Il 31 gennaio 1947 un Comitato di redazione composto di 18 membri presenterà all’aula il progetto di Costituzione, diviso in parti, titoli e sezioni. Dal 4 marzo al 20 dicembre 1947 l’Aula discuterà il progetto e il 22 dicembre verrà approvato il testo definitivo. La Costituzione repubblicana sarà promulgata il 27 dicembre 1947 ed entrerà in vigore il 1° gennaio 1948.

“Ora vedete - diceva sette anni dopo la sua entrata in vigore Piero Calamandrei - io ho poco altro da dirvi. In questa Costituzione (…) c’è dentro tutta la nostra storia, tutto il nostro passato. Tutti i nostri dolori, le nostre sciagure, le nostre glorie son tutti sfociati in questi articoli. E a sapere intendere, dietro questi articoli ci si sentono delle voci lontane. Quando io leggo nell’art. 2, “l’adempimento dei doveri inderogabili di solidarietà politica, economica e sociale”, o quando leggo, nell’art. 11, “l’Italia ripudia la guerra come strumento di offesa alla libertà degli altri popoli”, la patria italiana in mezzo alle altre patrie, dico: ma questo è Mazzini; o quando io leggo, nell’art. 8, “tutte le confessioni religiose sono ugualmente libere davanti alla legge”, ma questo è Cavour; quando io leggo, nell’art. 5, “la Repubblica una e indivisibile riconosce e promuove le autonomie locali”, ma questo è Cattaneo; o quando, nell’art. 52, io leggo, a proposito delle forze armate, “l’ordinamento delle forze armate si informa allo spirito democratico della Repubblica” esercito di popolo, ma questo è Garibaldi; e quando leggo, all’art. 27, “non è ammessa la pena di morte”, ma questo, o studenti milanesi, è Beccaria. Grandi voci lontane, grandi nomi lontani. Ma ci sono anche umili nomi, voci recenti. Quanto sangue e quanto dolore per arrivare a questa costituzione! Dietro a ogni articolo di questa costituzione, o giovani, voi dovete vedere giovani come voi, caduti combattendo, fucilati, impiccati, torturati, morti di fame nei campi di concentramento, morti in Russia, morti in Africa, morti per le strade di Milano, per le strade di Firenze, che hanno dato la vita perché la libertà e la giustizia potessero essere scritte su questa carta. Quindi, quando vi ho detto che questa è una carta morta, no, non è una carta morta, questo è un testamento, un testamento di centomila morti”.

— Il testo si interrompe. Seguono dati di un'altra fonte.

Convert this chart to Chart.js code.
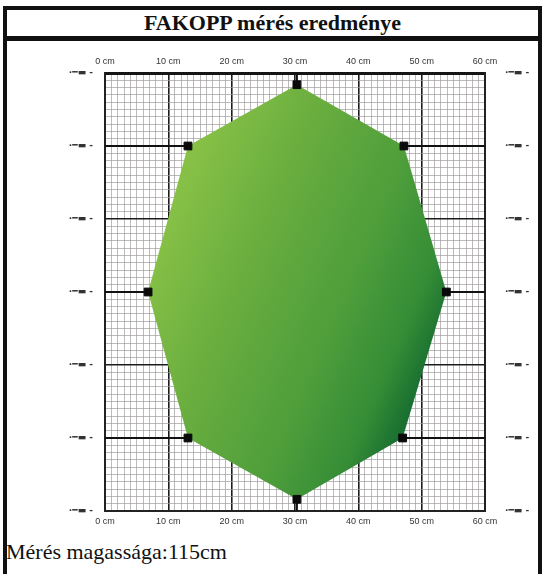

Un testamento che da più 70 anni fa da guida alla nostra Repubblica. Un testo figlio della Resistenza e della Liberazione che racchiude i diritti inviolabili e i doveri inderogabili di ciascun individuo, un testo che - oggi più che mai - è doveroso conoscere, custodire, proteggere, applicare. Una Costituzione che non va solo difesa, ma applicata in particolare sui diritti fondamentali, a partire dal lavoro, dal diritto alla salute e all’istruzione. Una Costituzione antifascista, qualora ci fosse bisogno di ricordarlo.

“C’è - diceva ormai qualche anno fa Carla Nespolo - un altro rischio (…)  ed è quello dell’indifferenza. Va bene, abbiamo una strada intitolata ad Almirante? Ne intitoliamo una a Pertini e abbiamo risolto il problema. Non vogliamo togliere la cittadinanza a Mussolini? Gliene diamo un’altra, che so, a Terracini e siamo a posto. No, non è così che funziona. Non può̀ funzionare così. Né per i sindaci, né per i prefetti, né per alcune istituzioni che così si comportano. L’istituzione faccia la sua parte e non dimentichi che la Costituzione italiana non è a-fascista, la Costituzione italiana è anti-fascista”.